Not setting a tolerance in a critical area may render the part unusable according to the design intent, as each fabrication method comes with a certain level of inaccuracy.
However, pinpointing a suitable tolerance makes sure that the manufacturing company knows to tackle a few specific points in the production process with more attention. This can be the difference between perfectly mating parts and scrap metal.
What is Tolerance in Engineering?
Engineering tolerance is the permissible variation in measurements deriving from the base measurement.
Tolerances can apply to many different units. For example, the working conditions may have tolerances for temperature (° C), humidity (g/m3), etc. In mechanical engineering, we are mainly talking about tolerances that apply to linear, angular, and other physical dimensions.
But regardless of the unit, a tolerance states an acceptable measurement range from the base point (nominal value). Let’s say you are designing a sieve to separate 3.5 mm pebbles from 2.5 mm pebbles. You want the smaller pebbles to fall through the holes while keeping the larger ones on the sift.
The larger pieces of rocks vary in size between 3.3 mm and 3.7 mm. The smaller ones are in the range of 2.3…2.7 mm. To ensure that only the smaller ones, all of them, will actually fall through the holes while keeping the larger ones on the sift, you can set the nominal value for the hole diameter as 2.8 mm. At the same time, manufacturing accuracy will mean that you may end up with some holes at 2.6 mm.
Adding a lower limit of -0 mm and an upper limit of +0.3 mm guarantees that all the holes will be between 2.8 and 3.1 mm in diameter.
Engineering tolerance is the permissible limit or limits of variation in:
- a physical dimension;
- a measured value or physical property of a material, manufactured object, system, or service;
- other measured values (such as temperature, humidity, etc.);
- in engineering and safety, a physical distance or space (tolerance), as in a truck (lorry), train or boat under a bridge as well as a train in a tunnel (see structure gauge and loading gauge);
- in mechanical engineering the space between a bolt and a nut or a hole, etc.
Dimensions, properties, or conditions may have some variation without significantly affecting the functioning of systems, machines, structures, etc. A variation beyond the tolerance (for example, a temperature that is too hot or too cold) is said to be noncompliant, rejected, or exceeding the tolerance.

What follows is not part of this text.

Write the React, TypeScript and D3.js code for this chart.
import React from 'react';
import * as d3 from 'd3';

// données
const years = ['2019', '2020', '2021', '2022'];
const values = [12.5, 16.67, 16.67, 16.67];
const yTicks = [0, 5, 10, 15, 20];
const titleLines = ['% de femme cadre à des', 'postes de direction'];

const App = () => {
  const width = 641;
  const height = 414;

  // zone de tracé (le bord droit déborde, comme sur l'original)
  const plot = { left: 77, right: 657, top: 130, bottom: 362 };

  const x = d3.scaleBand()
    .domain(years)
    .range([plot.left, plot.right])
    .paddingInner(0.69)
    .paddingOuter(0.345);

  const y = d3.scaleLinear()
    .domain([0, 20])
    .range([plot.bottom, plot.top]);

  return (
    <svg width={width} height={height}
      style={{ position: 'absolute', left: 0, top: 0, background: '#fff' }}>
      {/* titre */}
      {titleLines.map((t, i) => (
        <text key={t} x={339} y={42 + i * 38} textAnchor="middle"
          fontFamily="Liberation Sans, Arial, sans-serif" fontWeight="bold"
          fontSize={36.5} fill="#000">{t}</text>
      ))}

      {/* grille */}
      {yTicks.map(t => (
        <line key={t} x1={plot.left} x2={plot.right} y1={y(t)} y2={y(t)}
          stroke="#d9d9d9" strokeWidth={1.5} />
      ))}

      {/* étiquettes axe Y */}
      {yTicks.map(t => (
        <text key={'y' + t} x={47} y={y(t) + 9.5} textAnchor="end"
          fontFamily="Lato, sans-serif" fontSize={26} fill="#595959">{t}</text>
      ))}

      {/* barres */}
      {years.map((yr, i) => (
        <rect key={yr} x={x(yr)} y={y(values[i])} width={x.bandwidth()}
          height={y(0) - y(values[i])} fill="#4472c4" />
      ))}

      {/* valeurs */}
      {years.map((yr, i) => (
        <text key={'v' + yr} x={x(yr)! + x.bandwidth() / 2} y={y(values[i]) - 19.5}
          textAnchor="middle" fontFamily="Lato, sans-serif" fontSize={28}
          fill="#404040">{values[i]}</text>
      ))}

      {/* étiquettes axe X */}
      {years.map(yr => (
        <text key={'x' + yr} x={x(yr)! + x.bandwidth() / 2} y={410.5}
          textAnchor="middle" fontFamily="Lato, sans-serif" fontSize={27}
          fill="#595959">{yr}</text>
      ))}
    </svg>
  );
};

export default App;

Considerations when setting tolerances
A primary concern is to determine how wide the tolerances may be without affecting other factors or the outcome of a process. This can be done by the use of scientific principles, engineering knowledge, and professional experience. An experimental investigation is very useful to investigate the effects of tolerances: Design of experiments, formal engineering evaluations, etc.
A good set of engineering tolerances in a specification, by itself, does not imply that compliance with those tolerances will be achieved. The actual production of any product (or operation of any system) involves some inherent variation of input and output.
Measurement error and statistical uncertainty are also present in all measurements. With a normal distribution, the tails of measured values may extend well beyond plus and minus three standard deviations from the process average. Appreciable portions of one (or both) tails might extend beyond the specified tolerance.
The processing capability of systems, materials, and products needs to be compatible with the specified engineering tolerances. Process controls must be in place and an effective Quality management system, such as Total Quality Management, needs to keep actual production within the desired tolerances.
A process capability index is used to indicate the relationship between tolerances and actual measured production.
The choice of tolerances is also affected by the intended statistical sampling plan and its characteristics such as the Acceptable Quality Level. This relates to the question of whether tolerances must be extremely rigid (high confidence in 100% conformance) or whether some small percentage of being out-of-tolerance may sometimes be acceptable.
Types of Tolerances
Today, there are 14 types of geometric tolerances by the number of symbols, and 15 types based on classification.
These are grouped into Form tolerance, Orientation tolerance, Location tolerance, and Run-out tolerance, which can be used to indicate all shapes.
Following are the three types of tolerances used in measurements:
- Unilateral tolerances
- Bilateral tolerances
- Compound tolerances.
1. Unilateral Tolerances
When the two limit dimensions are only above the nominal size as shown in the figure or only below the nominal size then the tolerance is said to be unilateral.
2. Bilateral Tolerances
When the two-limit dimension is above and below the nominal size, Then the tolerances are said to be bilateral.
3. Compound Tolerances
Compound tolerance is determined by the established tolerances i.e., the combination of more than one type of tolerances are called compound tolerances, the different types of tolerances may be angular, lateral, etc.
For Example: In figure tolerances on dimension/are dependent on tolerances of L, h, and θ. This compound tolerance on ‘l’ is the combined effect of these three tolerances. The minimum tolerance on ‘l’ will be corresponding to L-b, θ+∝ , and h+c.